- Directed by: Pradeep R.K. Chaudhary
- Written by: Mukul Shrama and Divya Pande
- Story by: Mukul Sharma
- Produced by: Sanjjeev Kumar and Randhir Kumar
- Starring: Karan Hariharan; Paanie Kashyap; Abishek Duhan; Veen Harsh; Rohit Chaudhary;
- Cinematography: Sunita Radia
- Edited by: Vikash
- Music by: Anique and Bobby-Imran
- Production company: Shreetara Cinevision Pvt Ltd
- Distributed by: Jai Viratra Entertainment Limited
- Release date: 20 October 2023;
- Country: India
- Language: Hindi

= Pyaar Hai Toh Hai =

Indian Hindi-language film

Pyaar Hai Toh Hai is a 2023 Indian Hindi-language film starring Karan Hariharan and Paani Kashyap produced by Shreetara Cinevision Pvt Ltd.
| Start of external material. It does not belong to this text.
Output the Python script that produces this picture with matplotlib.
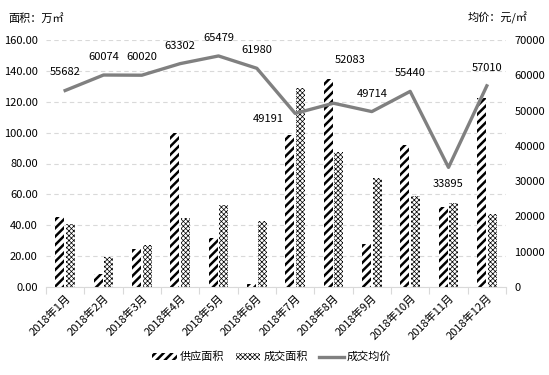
import numpy as np
import matplotlib
matplotlib.use('Agg')
import matplotlib.pyplot as plt
from matplotlib.patches import Patch
from matplotlib.lines import Line2D

plt.rcParams['font.family'] = ['Noto Sans CJK SC', 'DejaVu Sans']
plt.rcParams['font.size'] = 8

# data
months = ['2018年1月', '2018年2月', '2018年3月', '2018年4月', '2018年5月', '2018年6月',
          '2018年7月', '2018年8月', '2018年9月', '2018年10月', '2018年11月', '2018年12月']
supply_area = [45.5, 8.4, 24.6, 99.8, 31.7, 2.0, 98.5, 134.7, 27.9, 92.0, 52.0, 122.6]
deal_area = [40.8, 19.4, 27.2, 44.7, 53.1, 43.0, 128.9, 87.4, 70.6, 58.9, 54.6, 47.3]
avg_price = [55682, 60074, 60020, 63302, 65479, 61980, 49191, 52083, 49714, 55440, 33895, 57010]

# label offsets (points) for the price labels
label_offsets = [(0, 13), (0, 13), (0, 13), (0, 13), (0, 13), (0, 13),
                 (-19, -4), (12, 31), (0, 13), (0, 13), (0, -12), (0, 13)]

SUPPLY_HATCH = '////'
DEAL_HATCH = 'xxxxxxx'
SUPPLY_HLW = 1.8
DEAL_HLW = 0.5

fig = plt.figure(figsize=(5.49, 3.75), dpi=100)
ax = fig.add_axes([46 / 549, 1 - 287 / 375, 460 / 549, 247 / 375])
x = np.arange(len(months))
w = 0.23

# hatch linewidth is picked up when the patch is created
plt.rcParams['hatch.linewidth'] = SUPPLY_HLW
ax.bar(x - 0.14, supply_area, w, facecolor='white', edgecolor='black', linewidth=0,
       hatch=SUPPLY_HATCH, zorder=2)
plt.rcParams['hatch.linewidth'] = DEAL_HLW
ax.bar(x + 0.14, deal_area, w, facecolor='white', edgecolor='black', linewidth=0,
       hatch=DEAL_HATCH, zorder=2)

ax.set_xlim(-0.5, len(months) - 0.5)
ax.set_ylim(0, 160)
ax.set_yticks(np.arange(0, 161, 20))
ax.set_yticklabels([f'{v:.2f}' for v in np.arange(0, 161, 20)])
ax.grid(axis='y', color='#d9d9d9', linestyle=(0, (4, 3)), linewidth=0.8, zorder=0)
ax.set_axisbelow(True)
for s in ['left', 'right', 'top']:
    ax.spines[s].set_visible(False)
ax.spines['bottom'].set_color('#d9d9d9')
ax.tick_params(axis='y', length=0, pad=6)
ax.set_xticks(np.arange(-0.5, len(months), 1))
ax.set_xticklabels([])
ax.tick_params(axis='x', which='major', length=5, color='#d9d9d9')
ax.set_xticks(x, minor=True)
ax.set_xticklabels(months, minor=True, rotation=45, ha='right', rotation_mode='anchor')
ax.tick_params(axis='x', which='minor', length=0, pad=4)

ax2 = ax.twinx()
ax2.plot(x, avg_price, color='#808080', linewidth=2.4, zorder=3)
ax2.set_ylim(0, 70000)
ax2.set_yticks(np.arange(0, 70001, 10000))
ax2.tick_params(axis='y', length=0, pad=6)
for s in ['left', 'right', 'top', 'bottom']:
    ax2.spines[s].set_visible(False)
for xi, v, off in zip(x, avg_price, label_offsets):
    ax2.annotate(str(v), (xi, v), xytext=off, textcoords='offset points',
                 ha='center', va='center', fontsize=8)

fig.text(8 / 549, 1 - 18 / 375, '面积：万㎡', ha='left', va='center', fontsize=8)
fig.text(468 / 549, 1 - 18 / 375, '均价：元/㎡', ha='left', va='center', fontsize=8)

handles = [Patch(facecolor='white', edgecolor='black', linewidth=0, hatch=SUPPLY_HATCH),
           Patch(facecolor='white', edgecolor='black', linewidth=0, hatch=DEAL_HATCH),
           Line2D([0], [0], color='#808080', linewidth=2.4)]
leg = fig.legend(handles, ['供应面积', '成交面积', '成交均价'], loc='center',
                 bbox_to_anchor=(272 / 549, 1 - 357 / 375), ncol=3, frameon=False,
                 handlelength=2.2, handleheight=0.5, columnspacing=1.0, handletextpad=0.3)
# legend patches take the current rc hatch width, so set each one
for p, lw in zip(leg.get_patches(), [SUPPLY_HLW, DEAL_HLW]):
    p._hatch_linewidth = lw

fig.savefig('out.png', dpi=100)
It was released in theaters on 20 October 2023.

==Synopsis==
The film revolves around the intense and thrilling journey of two childhood friends, Arman (Karan Hariharan) and Nimmo (Paanie Kashyap).

==Cast==
- Karan Hariharan as Arman
- Paanie Kashyap as Nimmo
- Abhishek Duhan as Vikas
- Veen Harsh as Sikander
- Rohit Chaudhary as Badri Bhaiya

==Production==
Under the Banner of Shreetara Cinevision Pvt Ltd, the film is a theatrical musical romantic drama produced by Sanjeev Kumar & Randhir Kumar, Co-produced by Sunita Radia & Arun Tyagi and directed by Pradeep R.K. Chaudhary. The film has been shot at various location of Rishikesh, Dehradun and Mussoorie.